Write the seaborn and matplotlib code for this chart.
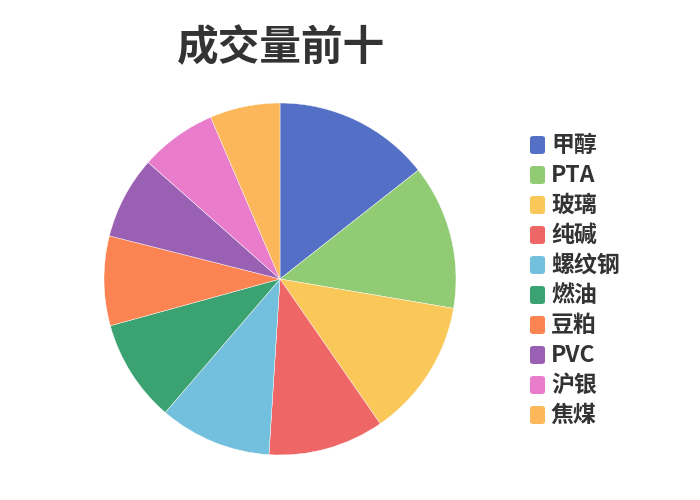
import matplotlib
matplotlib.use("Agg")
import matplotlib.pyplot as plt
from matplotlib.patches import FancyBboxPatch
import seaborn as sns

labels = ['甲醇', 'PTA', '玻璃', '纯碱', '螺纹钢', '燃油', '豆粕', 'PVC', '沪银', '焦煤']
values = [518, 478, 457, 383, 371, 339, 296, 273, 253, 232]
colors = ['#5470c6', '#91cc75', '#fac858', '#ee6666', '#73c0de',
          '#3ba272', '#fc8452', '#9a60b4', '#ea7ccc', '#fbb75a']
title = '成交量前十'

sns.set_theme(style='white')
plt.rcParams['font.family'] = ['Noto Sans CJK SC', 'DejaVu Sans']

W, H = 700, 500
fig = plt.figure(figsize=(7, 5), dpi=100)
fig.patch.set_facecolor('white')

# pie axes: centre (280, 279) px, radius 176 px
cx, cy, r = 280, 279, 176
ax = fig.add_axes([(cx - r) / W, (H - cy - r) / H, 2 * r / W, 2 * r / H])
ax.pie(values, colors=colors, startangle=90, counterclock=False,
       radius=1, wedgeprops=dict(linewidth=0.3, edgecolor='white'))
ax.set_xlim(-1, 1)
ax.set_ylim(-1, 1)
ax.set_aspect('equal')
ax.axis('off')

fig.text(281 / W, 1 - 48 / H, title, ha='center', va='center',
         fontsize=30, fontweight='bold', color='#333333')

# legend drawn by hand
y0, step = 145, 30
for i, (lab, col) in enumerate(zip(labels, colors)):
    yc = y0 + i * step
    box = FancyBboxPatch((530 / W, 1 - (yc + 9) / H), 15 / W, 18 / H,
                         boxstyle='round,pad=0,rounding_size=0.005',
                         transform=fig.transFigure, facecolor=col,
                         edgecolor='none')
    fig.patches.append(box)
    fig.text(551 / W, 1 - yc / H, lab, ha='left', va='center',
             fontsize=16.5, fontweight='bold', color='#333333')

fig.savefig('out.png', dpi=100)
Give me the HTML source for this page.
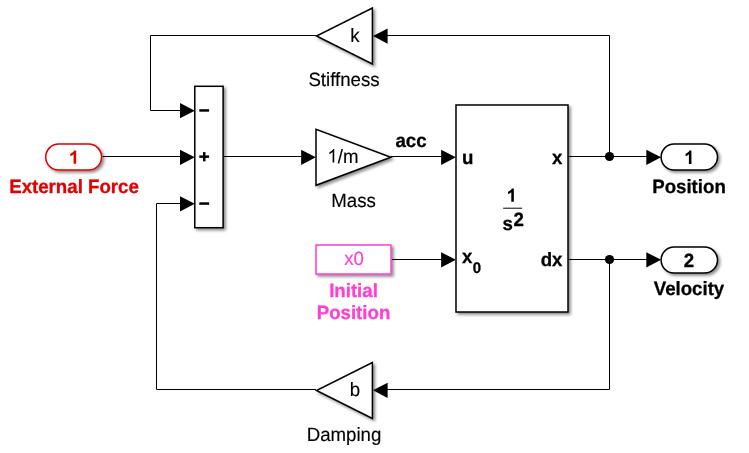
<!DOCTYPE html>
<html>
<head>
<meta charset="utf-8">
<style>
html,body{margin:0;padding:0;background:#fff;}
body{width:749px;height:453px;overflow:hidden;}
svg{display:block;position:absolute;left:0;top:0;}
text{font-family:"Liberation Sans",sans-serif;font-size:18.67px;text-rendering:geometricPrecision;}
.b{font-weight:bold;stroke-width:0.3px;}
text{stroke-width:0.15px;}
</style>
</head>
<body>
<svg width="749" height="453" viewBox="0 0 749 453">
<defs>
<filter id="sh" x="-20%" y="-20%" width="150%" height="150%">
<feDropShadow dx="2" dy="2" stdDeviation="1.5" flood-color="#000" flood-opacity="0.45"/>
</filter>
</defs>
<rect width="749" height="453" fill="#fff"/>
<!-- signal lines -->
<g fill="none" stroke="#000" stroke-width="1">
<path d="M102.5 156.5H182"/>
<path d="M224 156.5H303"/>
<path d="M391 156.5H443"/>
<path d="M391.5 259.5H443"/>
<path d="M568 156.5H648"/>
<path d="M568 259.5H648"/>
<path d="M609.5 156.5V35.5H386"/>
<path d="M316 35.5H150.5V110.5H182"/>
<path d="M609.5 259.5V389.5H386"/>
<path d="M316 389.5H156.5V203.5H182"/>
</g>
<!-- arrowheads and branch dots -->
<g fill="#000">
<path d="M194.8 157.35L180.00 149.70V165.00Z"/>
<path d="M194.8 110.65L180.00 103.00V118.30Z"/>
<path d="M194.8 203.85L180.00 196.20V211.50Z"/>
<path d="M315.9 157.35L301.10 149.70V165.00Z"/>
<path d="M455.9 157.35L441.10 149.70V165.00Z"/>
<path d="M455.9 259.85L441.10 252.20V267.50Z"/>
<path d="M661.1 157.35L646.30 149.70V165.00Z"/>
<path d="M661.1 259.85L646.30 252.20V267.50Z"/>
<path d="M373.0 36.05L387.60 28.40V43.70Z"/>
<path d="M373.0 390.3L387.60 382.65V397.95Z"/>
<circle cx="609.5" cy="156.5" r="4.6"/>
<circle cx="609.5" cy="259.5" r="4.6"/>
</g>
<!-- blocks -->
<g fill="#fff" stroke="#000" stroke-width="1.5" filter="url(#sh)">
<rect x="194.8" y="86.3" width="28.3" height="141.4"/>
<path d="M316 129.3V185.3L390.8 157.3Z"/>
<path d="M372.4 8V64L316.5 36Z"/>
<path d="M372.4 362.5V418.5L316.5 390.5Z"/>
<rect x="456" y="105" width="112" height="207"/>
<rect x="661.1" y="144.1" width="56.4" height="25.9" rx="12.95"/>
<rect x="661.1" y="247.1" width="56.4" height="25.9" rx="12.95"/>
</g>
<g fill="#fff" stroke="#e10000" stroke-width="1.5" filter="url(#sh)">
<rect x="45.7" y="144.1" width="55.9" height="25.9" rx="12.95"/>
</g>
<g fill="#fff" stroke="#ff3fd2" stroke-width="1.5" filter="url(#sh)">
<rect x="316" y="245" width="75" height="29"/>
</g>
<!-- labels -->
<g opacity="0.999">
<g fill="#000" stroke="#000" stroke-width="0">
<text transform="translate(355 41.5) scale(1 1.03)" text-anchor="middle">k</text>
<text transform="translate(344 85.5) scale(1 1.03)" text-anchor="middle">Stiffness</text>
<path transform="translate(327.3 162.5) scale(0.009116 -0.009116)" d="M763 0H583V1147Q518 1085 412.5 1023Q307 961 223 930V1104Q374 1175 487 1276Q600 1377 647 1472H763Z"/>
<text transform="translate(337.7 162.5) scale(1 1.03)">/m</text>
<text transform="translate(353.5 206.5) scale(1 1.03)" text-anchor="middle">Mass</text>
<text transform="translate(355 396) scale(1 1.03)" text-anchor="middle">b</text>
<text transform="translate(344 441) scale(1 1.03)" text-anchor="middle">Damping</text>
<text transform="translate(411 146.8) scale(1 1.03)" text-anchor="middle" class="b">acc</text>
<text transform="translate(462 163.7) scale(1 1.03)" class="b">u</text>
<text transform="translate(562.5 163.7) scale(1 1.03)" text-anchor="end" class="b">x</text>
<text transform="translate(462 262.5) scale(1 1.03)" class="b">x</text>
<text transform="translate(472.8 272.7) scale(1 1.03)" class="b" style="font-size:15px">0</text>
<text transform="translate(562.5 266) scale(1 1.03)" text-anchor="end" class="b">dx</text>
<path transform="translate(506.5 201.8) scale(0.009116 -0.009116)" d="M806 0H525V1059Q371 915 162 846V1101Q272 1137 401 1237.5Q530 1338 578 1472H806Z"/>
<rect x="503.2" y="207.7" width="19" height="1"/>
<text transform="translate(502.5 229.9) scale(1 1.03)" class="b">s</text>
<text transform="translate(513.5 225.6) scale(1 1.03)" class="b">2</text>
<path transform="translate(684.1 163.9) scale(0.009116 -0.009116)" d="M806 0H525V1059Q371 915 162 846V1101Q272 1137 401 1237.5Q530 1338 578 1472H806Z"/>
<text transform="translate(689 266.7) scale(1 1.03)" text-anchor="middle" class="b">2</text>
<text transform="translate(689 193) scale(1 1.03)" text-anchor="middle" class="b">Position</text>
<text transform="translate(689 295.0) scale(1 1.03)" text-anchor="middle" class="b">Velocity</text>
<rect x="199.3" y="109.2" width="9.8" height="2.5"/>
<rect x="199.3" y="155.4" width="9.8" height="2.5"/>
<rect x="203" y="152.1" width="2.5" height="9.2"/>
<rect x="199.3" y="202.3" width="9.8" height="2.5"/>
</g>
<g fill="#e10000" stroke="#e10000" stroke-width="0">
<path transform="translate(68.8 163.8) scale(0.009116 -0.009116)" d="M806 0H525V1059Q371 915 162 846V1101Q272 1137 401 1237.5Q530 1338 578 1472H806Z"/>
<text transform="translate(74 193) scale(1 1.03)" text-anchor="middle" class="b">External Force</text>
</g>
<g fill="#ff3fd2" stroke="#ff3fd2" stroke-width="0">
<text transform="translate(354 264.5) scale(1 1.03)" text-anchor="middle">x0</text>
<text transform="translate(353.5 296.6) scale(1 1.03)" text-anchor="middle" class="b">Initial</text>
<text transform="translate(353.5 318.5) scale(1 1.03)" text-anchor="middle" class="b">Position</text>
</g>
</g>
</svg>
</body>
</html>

========

## Exercise details
Return only the lines running from the top of the data to the line that holds "fig.savefig('out.png', dpi=100)". Include both of those lines, but skip the pictures.

## Completed exercise
Write the seaborn and matplotlib code for this chart.
import matplotlib
matplotlib.use("Agg")
import matplotlib.pyplot as plt
from matplotlib.patches import FancyBboxPatch
import seaborn as sns

labels = ['甲醇', 'PTA', '玻璃', '纯碱', '螺纹钢', '燃油', '豆粕', 'PVC', '沪银', '焦煤']
values = [518, 478, 457, 383, 371, 339, 296, 273, 253, 232]
colors = ['#5470c6', '#91cc75', '#fac858', '#ee6666', '#73c0de',
          '#3ba272', '#fc8452', '#9a60b4', '#ea7ccc', '#fbb75a']
title = '成交量前十'

sns.set_theme(style='white')
plt.rcParams['font.family'] = ['Noto Sans CJK SC', 'DejaVu Sans']

W, H = 700, 500
fig = plt.figure(figsize=(7, 5), dpi=100)
fig.patch.set_facecolor('white')

# pie axes: centre (280, 279) px, radius 176 px
cx, cy, r = 280, 279, 176
ax = fig.add_axes([(cx - r) / W, (H - cy - r) / H, 2 * r / W, 2 * r / H])
ax.pie(values, colors=colors, startangle=90, counterclock=False,
       radius=1, wedgeprops=dict(linewidth=0.3, edgecolor='white'))
ax.set_xlim(-1, 1)
ax.set_ylim(-1, 1)
ax.set_aspect('equal')
ax.axis('off')

fig.text(281 / W, 1 - 48 / H, title, ha='center', va='center',
         fontsize=30, fontweight='bold', color='#333333')

# legend drawn by hand
y0, step = 145, 30
for i, (lab, col) in enumerate(zip(labels, colors)):
    yc = y0 + i * step
    box = FancyBboxPatch((530 / W, 1 - (yc + 9) / H), 15 / W, 18 / H,
                         boxstyle='round,pad=0,rounding_size=0.005',
                         transform=fig.transFigure, facecolor=col,
                         edgecolor='none')
    fig.patches.append(box)
    fig.text(551 / W, 1 - yc / H, lab, ha='left', va='center',
             fontsize=16.5, fontweight='bold', color='#333333')

fig.savefig('out.png', dpi=100)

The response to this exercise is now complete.